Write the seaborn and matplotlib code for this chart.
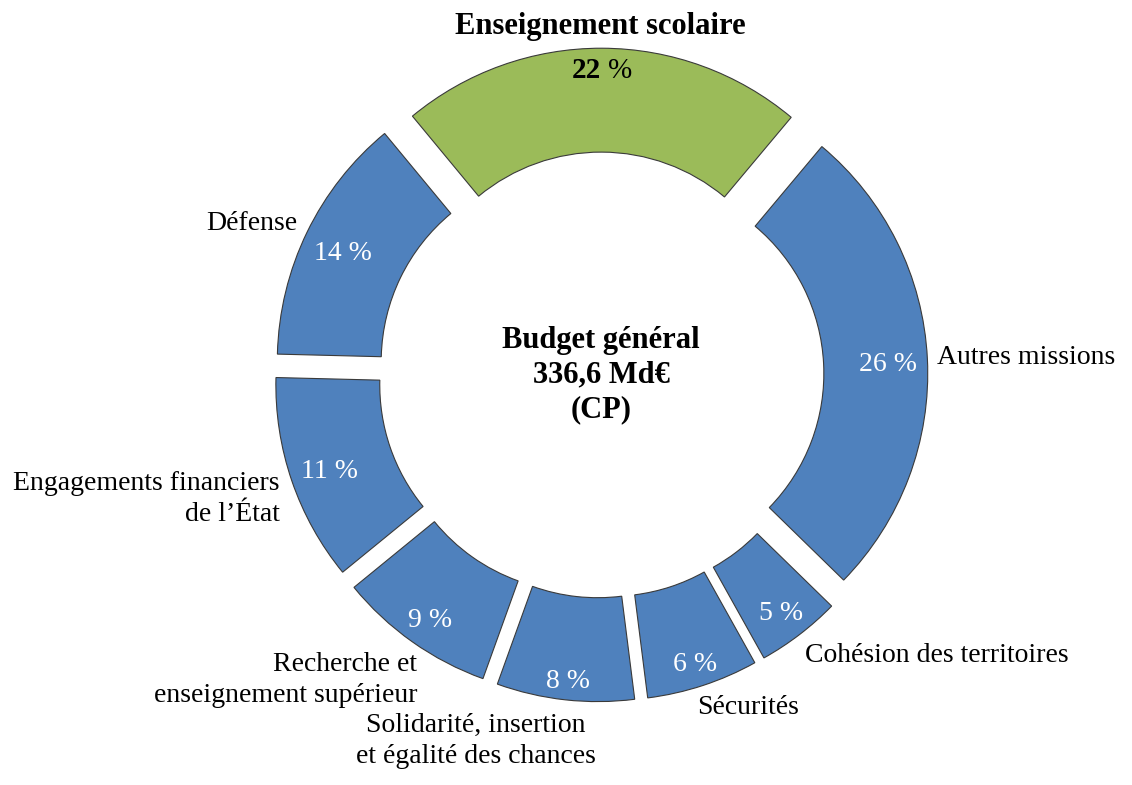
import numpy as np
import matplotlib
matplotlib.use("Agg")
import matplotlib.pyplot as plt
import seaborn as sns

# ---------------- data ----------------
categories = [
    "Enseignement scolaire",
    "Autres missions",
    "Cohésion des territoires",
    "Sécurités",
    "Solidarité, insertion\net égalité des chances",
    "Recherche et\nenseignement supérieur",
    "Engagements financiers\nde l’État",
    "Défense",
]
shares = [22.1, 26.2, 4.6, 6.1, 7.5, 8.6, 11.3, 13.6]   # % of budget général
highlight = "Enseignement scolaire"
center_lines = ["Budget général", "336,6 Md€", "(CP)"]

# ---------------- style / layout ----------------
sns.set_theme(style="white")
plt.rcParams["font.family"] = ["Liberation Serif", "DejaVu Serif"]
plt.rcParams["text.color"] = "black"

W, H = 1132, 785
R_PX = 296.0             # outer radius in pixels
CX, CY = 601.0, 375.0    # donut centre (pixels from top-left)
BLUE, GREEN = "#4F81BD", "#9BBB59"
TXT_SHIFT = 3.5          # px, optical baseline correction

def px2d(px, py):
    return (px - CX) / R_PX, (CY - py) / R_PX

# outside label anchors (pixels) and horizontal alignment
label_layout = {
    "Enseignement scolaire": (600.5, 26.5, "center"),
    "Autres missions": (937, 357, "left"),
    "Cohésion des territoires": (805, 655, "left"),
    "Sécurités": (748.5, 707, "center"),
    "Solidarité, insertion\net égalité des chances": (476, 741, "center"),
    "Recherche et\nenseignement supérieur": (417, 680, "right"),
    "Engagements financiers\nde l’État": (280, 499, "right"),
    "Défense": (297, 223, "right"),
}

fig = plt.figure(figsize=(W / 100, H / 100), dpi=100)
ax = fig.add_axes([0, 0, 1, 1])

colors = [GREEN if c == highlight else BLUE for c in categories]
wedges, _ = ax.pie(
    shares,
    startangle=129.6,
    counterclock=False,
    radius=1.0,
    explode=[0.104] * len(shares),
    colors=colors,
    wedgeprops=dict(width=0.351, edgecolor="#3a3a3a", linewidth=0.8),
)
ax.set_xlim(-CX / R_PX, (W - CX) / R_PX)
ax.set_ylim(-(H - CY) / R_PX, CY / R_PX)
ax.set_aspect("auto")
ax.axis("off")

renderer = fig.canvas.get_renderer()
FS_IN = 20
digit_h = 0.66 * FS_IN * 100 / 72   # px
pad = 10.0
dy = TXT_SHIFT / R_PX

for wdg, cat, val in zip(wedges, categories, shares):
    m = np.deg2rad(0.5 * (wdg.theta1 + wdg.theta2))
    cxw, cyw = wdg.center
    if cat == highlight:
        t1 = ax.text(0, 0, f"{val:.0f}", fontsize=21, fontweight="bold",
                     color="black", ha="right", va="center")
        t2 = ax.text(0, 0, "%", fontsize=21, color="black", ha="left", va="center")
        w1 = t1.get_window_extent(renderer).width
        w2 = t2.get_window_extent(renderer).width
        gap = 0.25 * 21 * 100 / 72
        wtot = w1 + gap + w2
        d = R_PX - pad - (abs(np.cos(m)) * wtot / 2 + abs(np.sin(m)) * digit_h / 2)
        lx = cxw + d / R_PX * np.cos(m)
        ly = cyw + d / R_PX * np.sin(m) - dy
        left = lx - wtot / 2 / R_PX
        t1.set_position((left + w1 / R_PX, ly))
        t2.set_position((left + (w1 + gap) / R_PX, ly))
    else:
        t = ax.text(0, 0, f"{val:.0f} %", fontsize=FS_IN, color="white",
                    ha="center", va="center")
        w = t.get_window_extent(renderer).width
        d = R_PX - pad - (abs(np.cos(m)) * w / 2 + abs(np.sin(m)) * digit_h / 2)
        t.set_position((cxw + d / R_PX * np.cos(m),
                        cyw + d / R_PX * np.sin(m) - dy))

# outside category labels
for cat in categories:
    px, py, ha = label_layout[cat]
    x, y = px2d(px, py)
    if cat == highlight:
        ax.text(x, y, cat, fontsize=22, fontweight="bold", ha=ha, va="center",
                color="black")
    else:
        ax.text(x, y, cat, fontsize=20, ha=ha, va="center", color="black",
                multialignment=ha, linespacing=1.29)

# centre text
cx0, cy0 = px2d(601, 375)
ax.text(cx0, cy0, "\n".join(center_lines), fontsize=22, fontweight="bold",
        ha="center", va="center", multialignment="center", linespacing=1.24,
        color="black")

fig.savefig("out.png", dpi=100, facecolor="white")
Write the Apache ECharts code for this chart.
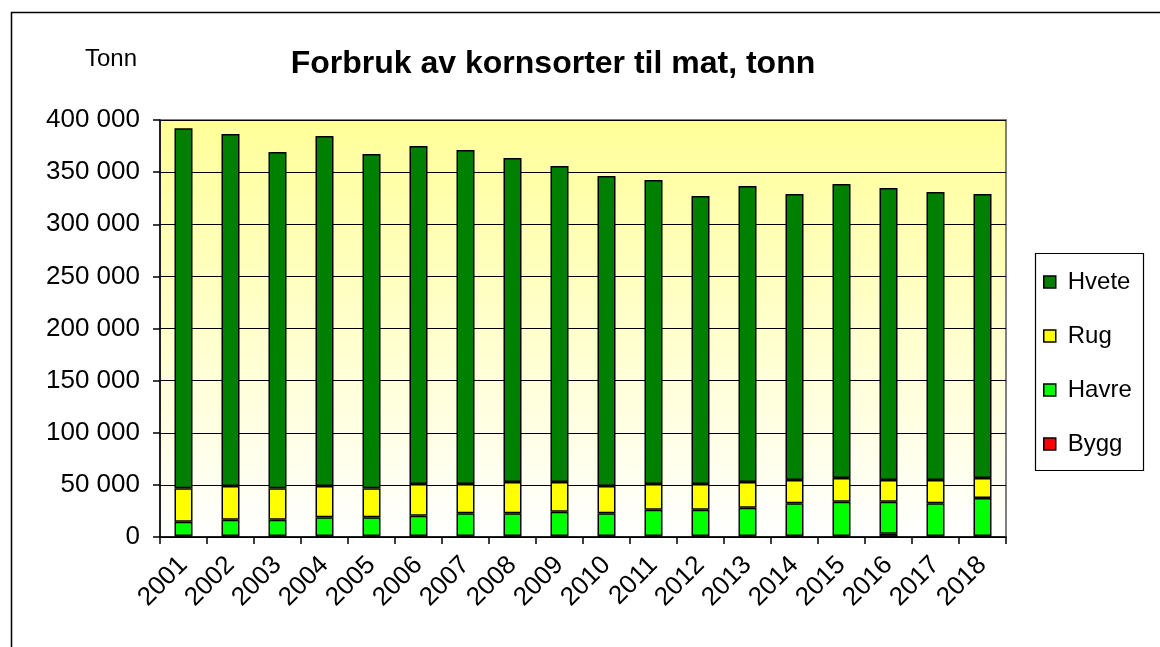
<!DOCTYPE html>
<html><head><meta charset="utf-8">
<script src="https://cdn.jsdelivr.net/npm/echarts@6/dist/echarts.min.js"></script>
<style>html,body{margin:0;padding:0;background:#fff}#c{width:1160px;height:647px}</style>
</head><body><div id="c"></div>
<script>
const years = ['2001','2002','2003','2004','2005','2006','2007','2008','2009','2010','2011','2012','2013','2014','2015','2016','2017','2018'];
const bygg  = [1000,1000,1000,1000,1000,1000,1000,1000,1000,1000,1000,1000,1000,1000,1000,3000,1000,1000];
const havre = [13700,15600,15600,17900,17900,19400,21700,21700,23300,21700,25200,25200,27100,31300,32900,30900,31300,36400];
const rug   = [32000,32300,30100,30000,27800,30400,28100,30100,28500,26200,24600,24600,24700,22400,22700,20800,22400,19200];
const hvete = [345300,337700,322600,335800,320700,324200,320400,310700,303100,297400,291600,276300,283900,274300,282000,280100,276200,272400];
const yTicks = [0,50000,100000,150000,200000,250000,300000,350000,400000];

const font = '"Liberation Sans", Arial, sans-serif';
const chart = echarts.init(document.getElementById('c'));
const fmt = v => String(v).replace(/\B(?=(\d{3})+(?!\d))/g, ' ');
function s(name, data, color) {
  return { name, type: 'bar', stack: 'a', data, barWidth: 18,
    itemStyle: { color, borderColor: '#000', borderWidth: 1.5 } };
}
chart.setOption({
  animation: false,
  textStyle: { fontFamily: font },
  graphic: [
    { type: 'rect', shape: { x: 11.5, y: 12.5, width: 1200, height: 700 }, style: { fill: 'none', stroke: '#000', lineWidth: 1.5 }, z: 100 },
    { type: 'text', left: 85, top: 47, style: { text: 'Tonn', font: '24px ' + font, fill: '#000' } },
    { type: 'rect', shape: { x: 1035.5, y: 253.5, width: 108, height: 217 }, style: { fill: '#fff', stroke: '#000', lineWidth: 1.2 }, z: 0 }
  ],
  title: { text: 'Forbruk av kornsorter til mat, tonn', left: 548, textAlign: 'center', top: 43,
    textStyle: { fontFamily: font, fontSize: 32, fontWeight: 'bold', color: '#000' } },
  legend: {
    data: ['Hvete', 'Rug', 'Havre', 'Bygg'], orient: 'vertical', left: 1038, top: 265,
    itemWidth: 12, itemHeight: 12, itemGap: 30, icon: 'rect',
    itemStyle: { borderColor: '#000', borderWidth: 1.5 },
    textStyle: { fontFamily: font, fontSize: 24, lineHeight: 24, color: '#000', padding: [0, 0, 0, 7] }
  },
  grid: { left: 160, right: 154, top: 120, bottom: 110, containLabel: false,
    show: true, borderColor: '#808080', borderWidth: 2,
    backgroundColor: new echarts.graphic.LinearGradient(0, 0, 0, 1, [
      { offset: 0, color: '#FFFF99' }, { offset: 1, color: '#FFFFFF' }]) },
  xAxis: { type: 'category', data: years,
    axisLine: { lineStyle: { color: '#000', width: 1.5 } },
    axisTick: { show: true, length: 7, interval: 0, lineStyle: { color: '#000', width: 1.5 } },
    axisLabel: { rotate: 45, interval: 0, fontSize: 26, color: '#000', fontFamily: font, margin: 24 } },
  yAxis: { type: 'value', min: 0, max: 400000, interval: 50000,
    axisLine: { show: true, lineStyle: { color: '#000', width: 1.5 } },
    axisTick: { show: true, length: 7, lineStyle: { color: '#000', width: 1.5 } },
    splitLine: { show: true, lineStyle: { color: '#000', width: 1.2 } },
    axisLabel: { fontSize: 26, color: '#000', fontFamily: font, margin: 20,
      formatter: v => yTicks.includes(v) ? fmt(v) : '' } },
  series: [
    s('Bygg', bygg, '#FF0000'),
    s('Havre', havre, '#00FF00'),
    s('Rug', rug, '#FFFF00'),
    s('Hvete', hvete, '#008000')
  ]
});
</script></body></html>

----------------------------------------

Requirements:
Repeat only what lies between the start of the data and the end of the line containing "import seaborn as sns", exactly, with pictures left out.

Final answer:
Write the seaborn and matplotlib code for this chart.
import numpy as np
import matplotlib
matplotlib.use("Agg")
import matplotlib.pyplot as plt
import seaborn as sns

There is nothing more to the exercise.